Carta (replaces Excel for your cap table)
Lastly, I want to touch on cap table management software because this is something that I ignored and delayed and that was a mistake. Carta is one of the leading software platforms for cap tables. If you plan on raising multiple rounds of funding, having a stock option pool for your employees or working with banks for any debt vehicles, I would implement Carta upfront. Carta makes it easy to see where your equity has been sold, assigned, or diluted. It gives investors the reporting features they need and gives you confidence you are following all the legal requirements and best practices for managing a cap table. When employees leave and want to execute on their options, Carta will make the process seamless. Even though in the early days it may seem like an Excel file is easy enough, eventually your cap table will become overwhelming and Carta can save you from all the headaches and mistakes that you might make. Please take this advice and do this sooner than you think you need to and thank me later.
There are many other valuable software tools that can save you time when launching and running your business, but these are the ones that I believe are most important. Every step of the way you are going to want to find ways to automate and streamline your work so you can free your mind up to solve the hardest problems. Hopefully these tools help you do that and you can avoid some of the roadblocks and hurdles that we encountered at SkySpecs.
Bonus topic: Which CRM should we implement?
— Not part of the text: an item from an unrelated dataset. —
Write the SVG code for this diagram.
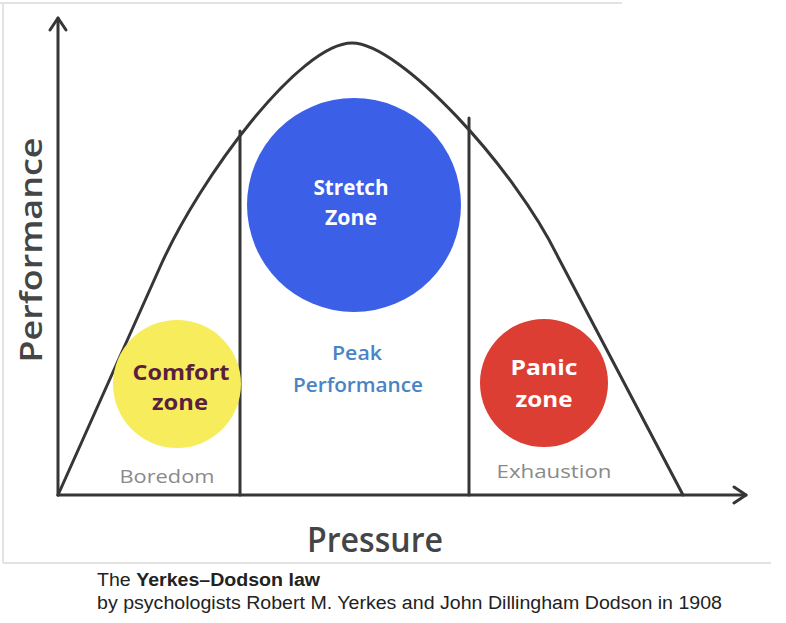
<svg xmlns="http://www.w3.org/2000/svg" width="786" height="623" viewBox="0 0 786 623">
<style>
.ln{fill:none;stroke:#363636;stroke-width:3;stroke-linejoin:round;stroke-linecap:round}
.frame{fill:none;stroke:#e3e3e3;stroke-width:2}
.zone{font-family:"Open Sans",Lato,"Liberation Sans",sans-serif;font-weight:bold;font-size:21px;text-anchor:middle}
.peak{font-family:"Open Sans",Lato,"Liberation Sans",sans-serif;font-weight:600;font-size:20px;text-anchor:middle;fill:#4a84c4}
.sub{font-family:"Open Sans",Lato,"Liberation Sans",sans-serif;font-size:19px;fill:#8a8a8a;text-anchor:middle}
.axis{font-family:"Open Sans",Lato,"Liberation Sans",sans-serif;font-weight:600;fill:#454545;text-anchor:middle}
.cap{font-family:"Liberation Sans",Arial,sans-serif;font-size:18px;fill:#222}
</style>
<defs>
<marker id="arr" markerUnits="userSpaceOnUse" viewBox="0 0 16 20" refX="14" refY="10" markerWidth="16" markerHeight="20" orient="auto">
<path d="M2,2 L14,10 L2,18" fill="none" stroke="#363636" stroke-width="3" stroke-linecap="round" stroke-linejoin="round"/>
</marker>
</defs>
<rect width="786" height="623" fill="#ffffff"/>
<path class="frame" d="M0,3 H622 M3,3 V563 M3,563 H771"/>
<g id="connectors">
<path class="ln" d="M58,495 V18" marker-end="url(#arr)"/>
<path class="ln" d="M58,495 H746" marker-end="url(#arr)"/>
<path class="ln" d="M58,495 L160,267 C200,177 300,43 352,43 C400,43 515,168 558,257 L683,495"/>
<path class="ln" d="M240,131 V495"/>
<path class="ln" d="M469,118 V495"/>
</g>
<g id="stretch">
<circle cx="354" cy="205" r="107" fill="#3b5fe6"/>
<text class="zone" fill="#ffffff" x="351" y="195" textLength="75" lengthAdjust="spacingAndGlyphs">Stretch</text>
<text class="zone" fill="#ffffff" x="351" y="225" textLength="52" lengthAdjust="spacingAndGlyphs">Zone</text>
</g>
<g id="comfort">
<circle cx="177" cy="384" r="64" fill="#f6ec5c"/>
<text class="zone" fill="#5a1f3f" x="181" y="380" textLength="97" lengthAdjust="spacingAndGlyphs">Comfort</text>
<text class="zone" fill="#5a1f3f" x="180" y="410" textLength="56" lengthAdjust="spacingAndGlyphs">zone</text>
</g>
<g id="panic">
<circle cx="544" cy="383" r="64" fill="#dc3e34"/>
<text class="zone" fill="#ffffff" x="544" y="375" textLength="67" lengthAdjust="spacingAndGlyphs">Panic</text>
<text class="zone" fill="#ffffff" x="544" y="407" textLength="57" lengthAdjust="spacingAndGlyphs">zone</text>
</g>
<g id="peak">
<text class="peak" x="357" y="360" textLength="50" lengthAdjust="spacingAndGlyphs">Peak</text>
<text class="peak" x="358" y="392" textLength="130" lengthAdjust="spacingAndGlyphs">Performance</text>
</g>
<g id="boredom"><text class="sub" x="167" y="483" textLength="95" lengthAdjust="spacingAndGlyphs">Boredom</text></g>
<g id="exhaustion"><text class="sub" x="554" y="478" textLength="115" lengthAdjust="spacingAndGlyphs">Exhaustion</text></g>
<g id="y-label"><text class="axis" font-size="31" transform="translate(42,250) rotate(-90)" textLength="225" lengthAdjust="spacingAndGlyphs">Performance</text></g>
<g id="x-label"><text class="axis" font-size="34" x="375" y="552" textLength="136" lengthAdjust="spacingAndGlyphs">Pressure</text></g>
<g id="caption">
<text class="cap" x="97" y="586" textLength="223" lengthAdjust="spacingAndGlyphs">The <tspan font-weight="bold">Yerkes–Dodson law</tspan></text>
<text class="cap" x="97" y="609" textLength="625" lengthAdjust="spacingAndGlyphs">by psychologists Robert M. Yerkes and John Dillingham Dodson in 1908</text>
</g>
</svg>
When discussing software tools and how to optimize your time, the question that always arises is, “which CRM should we use?” Salesforce is the obvious dominant player, but it is also very expensive, complicated to implement (almost always requiring a consultant), and is so full of features it is easy to get lost. There are dozens of newer competitors in the space that are targeting early-stage companies including Ann Arbor’s own Nutshell, which is the platform SkySpecs originally used. While all these CRMs have their pros and cons, I have never found one that has solved all our problems and met all our requirements. The painful truth is that you will probably also go through many iterations of CRMs in your journey. Nutshell is great to get started, but then we quickly ran into scalability problems with our international markets and complex enterprise customer base. We transitioned to Salesforce and did ok for a period of time and then ran into international currency exchange problems with our connection to Quickbooks. We then transitioned to NetSuite, which could handle our accounting the best, but the CRM was subpar and our data connections were complicated. We are now transitioning back to Salesforce for the CRM, but keeping our accounting at NetSuite. All this is to say that I do not have a good recommendation for a CRM, but would suggest that you figure out what is most important to you. If you want the most functionality and connectability, start with Salesforce whenever you can afford to. If you want an easy user experience, give Nutshell a shot, especially if you’re located in Ann Arbor because they have great customer support. I wish you the best of luck navigating the CRM challenge!